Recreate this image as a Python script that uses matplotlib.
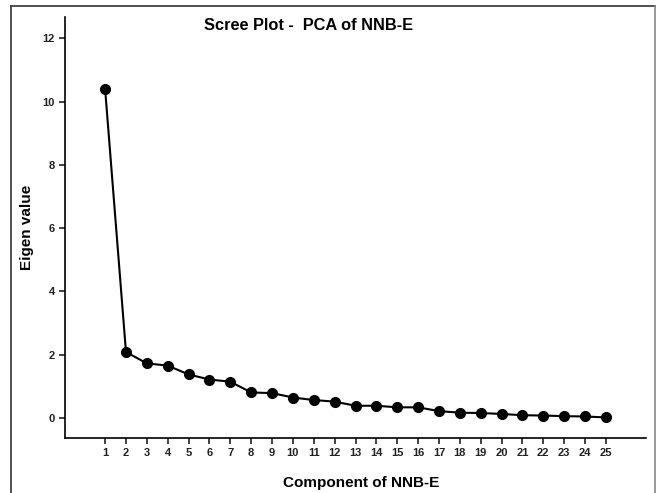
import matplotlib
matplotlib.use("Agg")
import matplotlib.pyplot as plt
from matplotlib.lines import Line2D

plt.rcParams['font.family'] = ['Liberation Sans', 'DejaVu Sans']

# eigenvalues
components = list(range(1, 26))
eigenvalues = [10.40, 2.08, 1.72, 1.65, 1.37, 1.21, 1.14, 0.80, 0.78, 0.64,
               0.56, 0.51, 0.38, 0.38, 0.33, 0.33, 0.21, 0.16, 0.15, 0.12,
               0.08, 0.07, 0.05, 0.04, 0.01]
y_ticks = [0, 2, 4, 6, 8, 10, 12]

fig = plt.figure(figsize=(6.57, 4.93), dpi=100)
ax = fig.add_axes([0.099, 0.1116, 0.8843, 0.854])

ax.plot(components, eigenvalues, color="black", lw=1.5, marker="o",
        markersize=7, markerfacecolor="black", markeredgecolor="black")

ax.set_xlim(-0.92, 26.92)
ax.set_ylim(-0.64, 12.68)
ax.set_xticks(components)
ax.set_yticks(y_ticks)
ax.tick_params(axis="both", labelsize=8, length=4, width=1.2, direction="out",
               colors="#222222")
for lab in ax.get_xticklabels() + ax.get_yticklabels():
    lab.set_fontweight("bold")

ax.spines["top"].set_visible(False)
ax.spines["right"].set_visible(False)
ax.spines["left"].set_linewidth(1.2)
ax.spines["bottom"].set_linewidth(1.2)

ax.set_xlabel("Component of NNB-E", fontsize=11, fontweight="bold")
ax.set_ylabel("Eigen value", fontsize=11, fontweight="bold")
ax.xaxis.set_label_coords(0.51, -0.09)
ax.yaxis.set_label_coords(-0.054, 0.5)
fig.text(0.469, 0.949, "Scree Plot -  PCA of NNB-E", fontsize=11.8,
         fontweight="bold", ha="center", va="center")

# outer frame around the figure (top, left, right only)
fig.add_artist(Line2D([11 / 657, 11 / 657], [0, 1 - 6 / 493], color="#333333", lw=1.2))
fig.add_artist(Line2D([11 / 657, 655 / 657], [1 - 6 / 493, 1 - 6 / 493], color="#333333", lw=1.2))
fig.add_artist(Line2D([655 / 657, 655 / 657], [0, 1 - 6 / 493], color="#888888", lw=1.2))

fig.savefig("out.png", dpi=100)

THE REQUEST » Restate each line from the start of the listing through the line bearing "plt.rcParams['font.family'] = ['Liberation" word for word. Drop the pictures.

WORKED SOLUTION »
Recreate this image as a Python script that uses matplotlib.
import matplotlib
matplotlib.use("Agg")
import matplotlib.pyplot as plt
from matplotlib.lines import Line2D

plt.rcParams['font.family'] = ['Liberation Sans', 'DejaVu Sans']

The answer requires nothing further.